The post office couldn’t explain what the delivery was but told her that she should just go there herself. Despite it being a massive schlep to this “random makolet,” curiosity won the better of her, and Ariella made the trek. It happened to be a hot day (despite it being winter), and Ariella was overdressed. She described how the trip “turned into an hour-long hike because Google Maps had not registered the mass of building works in the area.”
So getting very lost, she eventually reached the tiny hidden makolet, hot, exhausted, and “threatening no one in particular that this mystery parcel had better be worth it.”
To her surprise, the shop assistant fishes out a tiny plastic-wrapped box, supposedly from Ali Express, “certainly not posted to my house (or anywhere near it).” Inside, wrapped neatly, is the formerly urgent CO detector. Disgruntled, Ariella attempted to get home quickly, but there were no buses, leaving her with no choice but to hike another half hour uphill before finally getting home.
In Ariella’s words: “Israel's scientific and technological advances are incredible, but the day-to-day inconveniences make you wonder how this can possibly be... "ארץ ישראל נקנית בייסורים" - I believe this is a direct reference to the postal service.”
On the bus: the Ravkav fiasco
On another occasion, fed up of being lurched across buses, trying to pay by scanning the QR code on her phone, Ariella heard a rumor that if she goes “old school” and gets a ravkav (public transport card), she could get a better monthly deal.

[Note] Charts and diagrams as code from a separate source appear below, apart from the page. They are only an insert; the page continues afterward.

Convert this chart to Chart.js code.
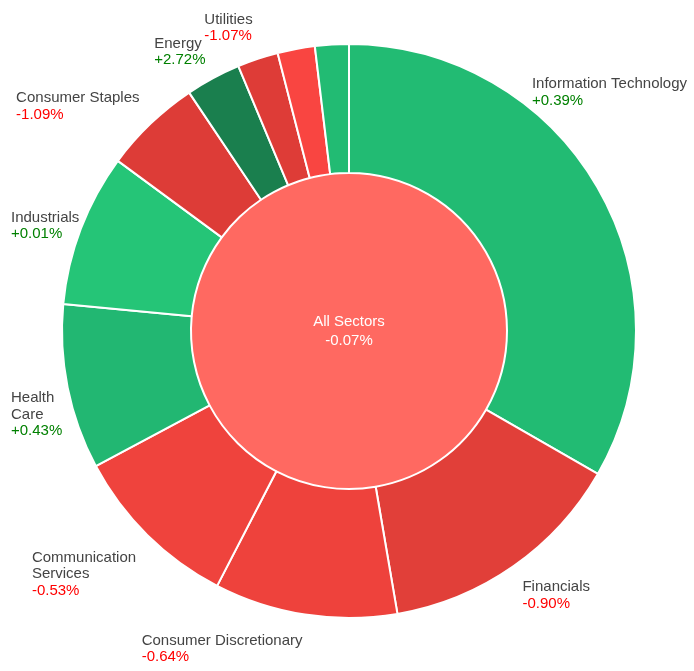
<!DOCTYPE html>
<html>
<head>
<meta charset="utf-8">
<script src="https://cdn.jsdelivr.net/npm/chart.js@4/dist/chart.umd.min.js"></script>
<style>
  html, body { margin: 0; padding: 0; background: #fff; }
  #wrap { width: 694px; height: 671px; }
</style>
</head>
<body>
<div id="wrap"><canvas id="sectorChart" width="694" height="671"></canvas></div>
<script>
// sector weights (share of index) and daily change in %
const sectors = ["Information Technology", "Financials", "Consumer Discretionary",
  "Communication Services", "Health Care", "Industrials", "Consumer Staples",
  "Energy", "Utilities", "Real Estate", "Materials"];
const sectorWeights = [33.3, 14.0, 10.3, 9.6, 9.3, 8.6, 5.5, 3.1, 2.3, 2.1, 1.9];
const sectorChanges = [0.39, -0.90, -0.64, -0.53, 0.43, 0.01, -1.09, 2.72, -1.07, -0.35, 0.40];
const sectorColors = ["#22bb73", "#e13f39", "#ee423c", "#ef433d", "#22b772", "#25c577",
  "#dd3c37", "#1a7f4e", "#de3c37", "#f94541", "#22bb73"];

const totalLabel = "All Sectors";
const totalChange = -0.07;
const totalColor = "#ff6961";

const FONT = '15px "Liberation Sans", Arial, sans-serif';
const LINE_H = 16.5;

function fmtChange(v) {
  return (v < 0 ? "-" : "+") + Math.abs(v).toFixed(2) + "%";
}

function wrapWords(ctx, text, maxW) {
  const words = text.split(" ");
  const lines = [];
  let cur = "";
  words.forEach(word => {
    const test = cur ? cur + " " + word : word;
    if (cur && ctx.measureText(test).width > maxW) {
      lines.push(cur);
      cur = word;
    } else {
      cur = test;
    }
  });
  if (cur) lines.push(cur);
  return lines;
}

// outside labels: name + coloured change, hidden when they collide
const sectorLabels = {
  id: "sectorLabels",
  afterDraw(chart) {
    const ctx = chart.ctx;
    const W = chart.width, H = chart.height;
    const padL = 11, padR = 7;
    const placed = [];
    ctx.save();
    ctx.font = FONT;
    ctx.textAlign = "left";
    ctx.textBaseline = "alphabetic";

    chart.getDatasetMeta(0).data.forEach((arc, i) => {
      const p = arc.getProps(["x", "y", "startAngle", "endAngle", "outerRadius"], true);
      const R = p.outerRadius;
      const mid = (p.startAngle + p.endAngle) / 2;
      const dx = Math.cos(mid), dy = Math.sin(mid);
      const ax = p.x + dx * (R + 16);
      const ayR = p.y + dy * R;
      const value = fmtChange(sectorChanges[i]);

      let lines = [sectors[i]];
      const avail = ax - padL;
      if (dx < 0 && ctx.measureText(sectors[i]).width > avail) lines = wrapWords(ctx, sectors[i], avail);
      let w = ctx.measureText(value).width;
      lines.forEach(l => { w = Math.max(w, ctx.measureText(l).width); });
      const h = (lines.length + 1) * LINE_H;

      let left = dx < 0 ? ax - w : ax;
      let top = dy >= 0 ? ayR + (h / 2) * dy * dy : ayR - 1.1 * h * dy * dy - h / 2;
      const clamped = Math.min(Math.max(left, padL), W - padR - w);
      const shift = Math.abs(clamped - left);
      left = clamped;
      if (shift > w / 2) {
        // moved a long way sideways: slide it along the ring until it clears
        const nx = Math.min(Math.max(p.x, left), left + w) - p.x;
        const need = R + 2;
        if (Math.abs(nx) < need) {
          const off = Math.sqrt(need * need - nx * nx);
          top = dy < 0 ? p.y - off - h : p.y + off;
        }
      }
      if (top < 0 || top + h > H) return;
      const box = { l: left + 3, t: top + 3, r: left + w - 3, b: top + h - 3 };
      if (placed.some(o => box.l < o.r && box.r > o.l && box.t < o.b && box.b > o.t)) return;
      placed.push(box);

      ctx.fillStyle = "#444444";
      lines.forEach((l, k) => ctx.fillText(l, left, top + 14 + k * LINE_H));
      ctx.fillStyle = sectorChanges[i] < 0 ? "#ff0000" : "#008000";
      ctx.fillText(value, left, top + 14 + lines.length * LINE_H);
    });

    const inner = chart.getDatasetMeta(1).data[0];
    ctx.fillStyle = "#ffffff";
    ctx.textAlign = "center";
    ctx.fillText(totalLabel, inner.x, inner.y - 5.5);
    ctx.fillText(fmtChange(totalChange), inner.x, inner.y + 14);
    ctx.restore();
  }
};

const chart = new Chart(document.getElementById("sectorChart").getContext("2d"), {
  type: "pie",
  data: {
    labels: sectors,
    datasets: [
      {
        data: sectorWeights,
        backgroundColor: sectorColors,
        borderColor: "#ffffff",
        borderWidth: 2,
        weight: 129
      },
      {
        data: [sectorWeights.reduce((a, b) => a + b, 0)],
        backgroundColor: [totalColor],
        borderWidth: 0,
        weight: 158
      }
    ]
  },
  options: {
    responsive: false,
    animation: false,
    layout: { padding: { left: 61, right: 57, top: 43, bottom: 52 } },
    plugins: {
      legend: { display: false },
      tooltip: { enabled: false }
    }
  },
  plugins: [sectorLabels]
});
</script>
</body>
</html>
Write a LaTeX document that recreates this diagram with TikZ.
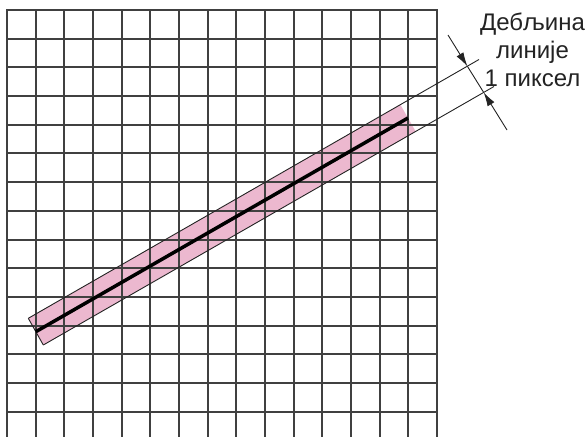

Quickly, she fills in her details online and is pleased to see that she can get the ravkav delivered right to her door. But a week goes by - no ravkav. Two weeks go by - still no ravkav. According to the tracking status online, it should be on its way, but instead another week goes by.
Happening to see an actual ravkav shop at her local mall one day, Ariella enters the shop and explains that she still hasn’t received her ravkav and asks if they could speed up the process. Not only do they inform her that there is nothing that they can do, but they also can’t order her a new one. A week later, Ariella receives an email informing her that the ravkav won’t be coming after all. Frustrated, she returns to the local shop where they take her photo and print her card on the spot.
“Well, that was an additional wasted month of payment,” she exclaimed emphatically.
“The very next day, guess what arrives in the post?” she tells me. “The original ravkav I ordered. I now have 2 personalized ravkavs - well what do you know, better safe than sorry! Now I'll be sure to always have my discount in order!”
So with the ravkav in hand, Ariella tops it up with the relevant discounts and boards the bus excitedly. It doesn't work. She tries again. Still, it doesn’t work. Suddenly she hears the dreaded word of the ticket inspector (or the ravkav police, as I like to call them), "BIKORET! (inspection)"
Panicked, she tries to scan the QR code on her phone as she sways precariously, and Moovit plays the dreaded ad, preventing her from paying. Ariella doesn’t understand - how can it not be working?
Only then does she read the small print of the deal written on the card. It includes everywhere EXCEPT Jerusalem. Bewildered, Ariella assumes that there must be a Jerusalem deal but that she just missed it. But there isn’t. So after all of that, she submits a request for a refund from the ravkav company, slipping the two useless ravkavs into her purse. Back to Moovit, bemoaned Ariella — with “its inability to move it when Bikoret's breathing down my neck,” she sighed.